Malgrado la rinuncia della maggioranza al traino del PD alla calendarizzazione forzata dello Jus soli in parlamento, il tema continua ad animare il dibattito nel paese, pur rappresentando un argomento tutto sommato marginale dell’agenda nazionale. Si tratta di temi delicati che meriterebbero un attenzione seria e non uno spirito di ingiustificata generosità, una spinta a regalare diritti di cittadinanza senza vera appartenenza, senza scelta, una semplice aggregazione di individui nella quale si rischia di produrre terrorismo col certificato Made in Italy.
In un mondo che ci sta mostrando, purtroppo sempre più tragicamente, come il frutto malato del multiculturalismo, portato all’esasperazione sia una società colma di pericoli e scontri culturali, tornano nel BelPaese a suonare le trombe di chi vede la cittadinanza come un buono omaggio da allegare alla spesa al supermercato.
Gli scontri razziali sempre più frequenti negli Stati Uniti, la realtà delle banlieues francesi e delle (in constante aumento) “no-go zone” svedesi (e non solo) dove vige la shari’a, per non parlare del fenomeno del terrorismo islamico ci mostrano un quadro leggermente diverso da quello idilliaco prospettatoci da chi crede che identità e radici siano mera fantasia e che per essere cittadino di un Paese basti un foglio di carta timbrato.
A conti fatti, degli attentati che hanno sconvolto l’Europa negli ultimi anni, la stragrande maggioranza sono avvenuti in Paesi con una forma (più o meno temperata) di ius soli (Gran Bretagna, Francia, Germania) e quasi sempre per opera di cittadini di prima generazione. Soprattutto in Francia, luogo simbolo della (presunta) integrazione in Europa, il fenomeno di un ritorno alle radici, alle tradizioni dei Paesi d’origine con conseguente “chiusura” nei confronti delle altre culture è sempre più forte. I fatti ci parlano inoltre di sempre più giovani che nel tornare alle origini, non lo fanno in modo sano, ma con fortissime derive radicali.
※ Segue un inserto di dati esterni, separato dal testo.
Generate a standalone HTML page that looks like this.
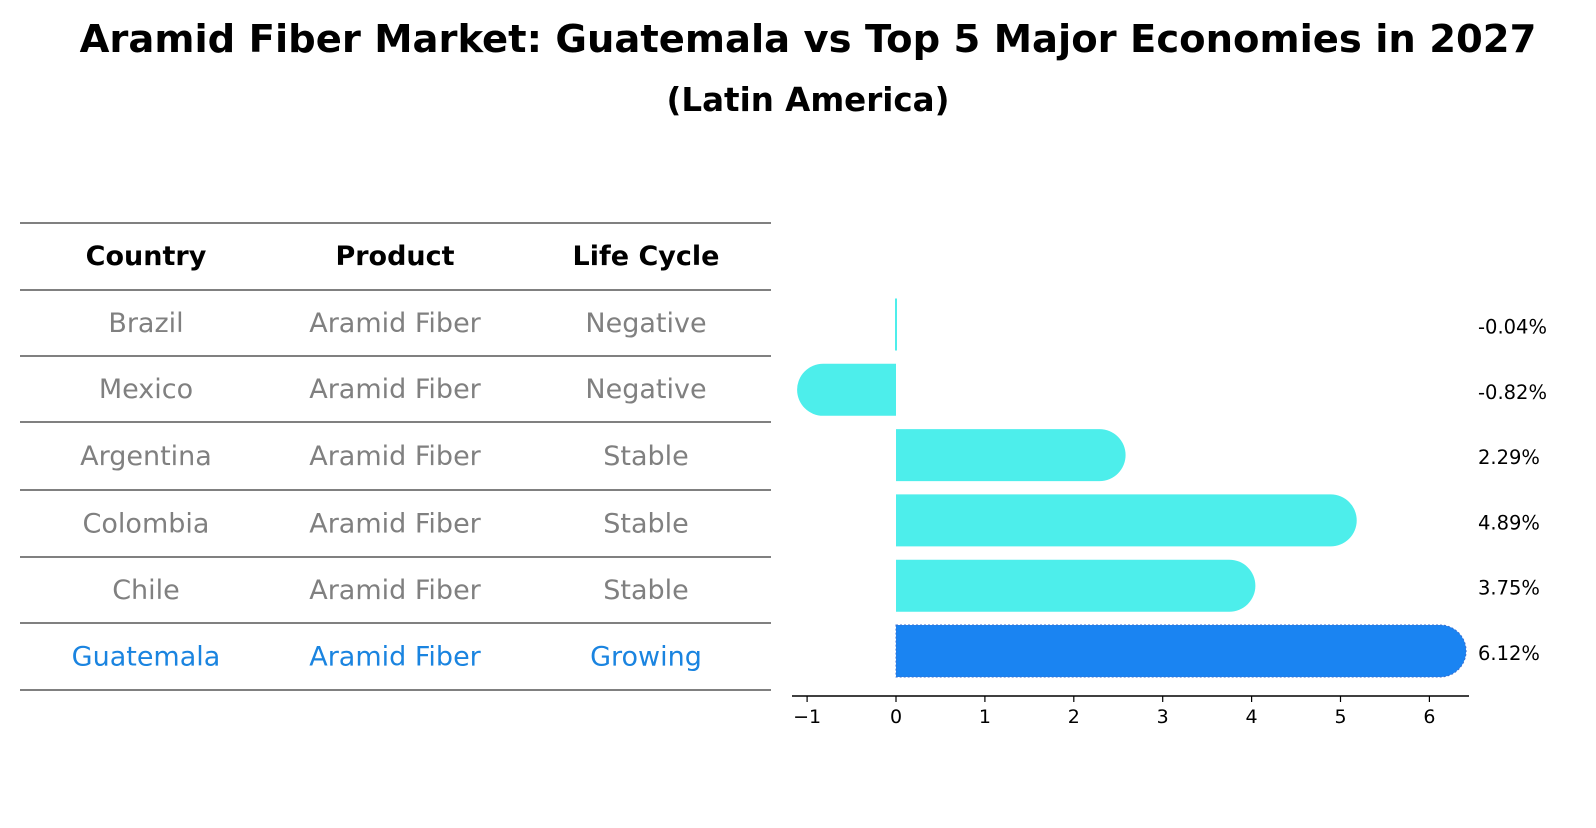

E se, per guardare ai risultati a lungo termine di una politica, è sempre utile osservare chi l’ha già applicata da tempo, il quadro francese dovrebbe un attimo far riflettere chi, a casa nostra, si lancia invece con tanta veemenza verso l’elargizione della cittadinanza facile. Il fenomeno degli “europei” di prima generazione che rifiutano (più o meno radicalmente) di integrarsi, ci indica come, al di là della retorica del “volemose bene”, il sangue, l’educazione e le tradizioni siano qualcosa che prescinde dal foglio di carta. Chi nasce in un Paese straniero non ne assimila la cultura per diritto divino, ma (se lo fa) lo fa conoscendola, facendola propria, rendendola il fulcro centrale del suo stile di vita. Si può vivere in un Paese straniero senza necessariamente far finta di esserne cittadino, ci si può vivere rimanendo saldi alle proprie radici e fieri della propria identità.
La cittadinanza, la nazionalità, l’entrata in una comunità tenuta insieme da secoli di cultura e tradizioni non è una pratica burocratica, è un percorso, un qualcosa che non va sicuramente negato a priori, ma che va accertato e preso con estrema cautela. L’appartenenza ad una comunità nazionale è l’esito finale di un percorso che va costruito ed è frutto di consapevolezza, non basta il semplice episodio della nascita e non basta averne frequentato le scuole per definire sé stessi come appartenenti ad una medesima nazione. Checché se ne dica, una nazione non è il club del golf e non basta un tesserino per farne parte. Far finta che lo sia potrebbe essere ingiusto, e soprattutto pericoloso.